Feeling a dire lack of criticism in general, but mostly locally in St Louis, Caesura was an attempt to write proper art criticism, the kind I tried & perhaps failed to do earlier. Short music & exhibition reviews were to be priority, but we quickly became valued for our longer thoughtful essays. Much of my interest at this time was further clarifying the necessity of aesthetic experience in the 21st century, as well as some meta-criticism clarifying why criticism is important. Our roundtable after the 2016 election remains an important document of the era. Around this time I was also hired by The Pulitzer Arts Foundation to assist with the curation of Glenn Ligon's exhibition Blue Black, & the critical research that went into that exhibit was ultimately published in Caesura. Also from this time, & ahead of its time, was my essay on Art In The Age of AI, somewhat followed up by The Art of Gas. In 2020, when Caesura was flooded by a younger generation of artist-critics, I finally started publishing allegories, which I've always thought of as an exemplary form of criticism, such as the splendid Echo & Narcissus, & started teaching public courses online, for instance the successful Nietzsche's Aesthetics. With Caesura, I have also been co-curating one-day multimedia art exhibitions in St Louis with Janet Xmas, each of which features a dream house installation as well as paintings, sculptures, & performances by other regional artists.

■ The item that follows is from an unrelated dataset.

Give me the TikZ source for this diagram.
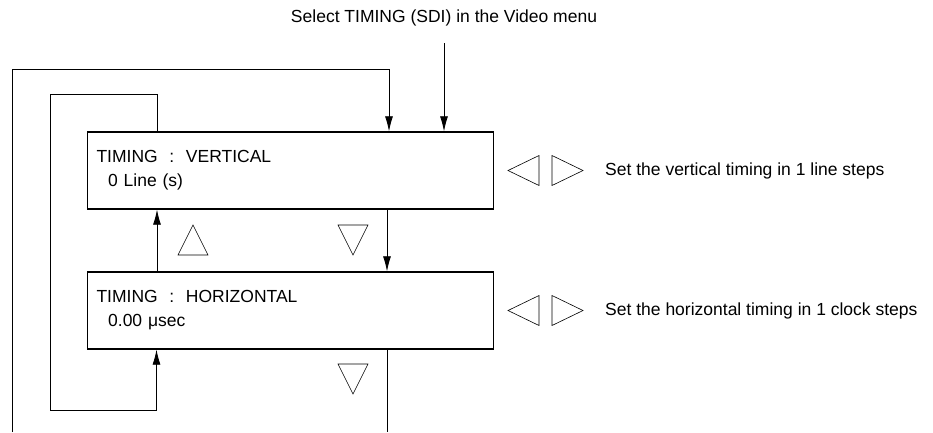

All the while I have been extremely prolific as a composer — you guessed it, by night! My interests for the past few years have been synthesizing the outer limits of Third Ear acoustic experimentation with modern beauty. This has, since my earliest days, been what I regard as the holy grail of all music in the 21st century. To this end I have been trying to followup on Amacher's piano composition Petra, & Young's Well-Tuned Piano by writing augmented, just-intoned piano works that explore entirely new interval relations. In 2023 I was awarded a grant to retrofit a piano with smart player piano technology to which I can live-compose from my laptop. A longstanding dream of mine, this stunning Meta-Piano — what Midwest Arts Quarterly called "The best artwork by a St Louis artist I've seen" — advances Conlon Nancarrow's player piano studies as well as Young's Well-Tuned Piano.
My goals for the foreseeable future are the construction of a Music House — my own interpretation & original composition for the "dream house" form, finally integrating music & architecture — & the publication of The Irreveries. Regarding the Music House, my interpretation would implement innovative loudspeaker technologies based on recent waveguide acoustic research, as well as Distributed Mode Loudspeaker experiments, which I call painterly soundboards. Looking back over a quarter of a century of prolific creation, I feel the time is right to pursue more ambitious projects, such as the publication of what may be my only book (a la Leaves of Grass), & something equivalent to an artist's chapel. I am also at a point where I don't feel the need to make art for the public at large, but rather for other artists. In other words, I am realizing I've always been an "artist's artist", & am keen to embark on building my own school of thought. Strange as it might sound, for all my experience, I feel my best work is still ahead of me.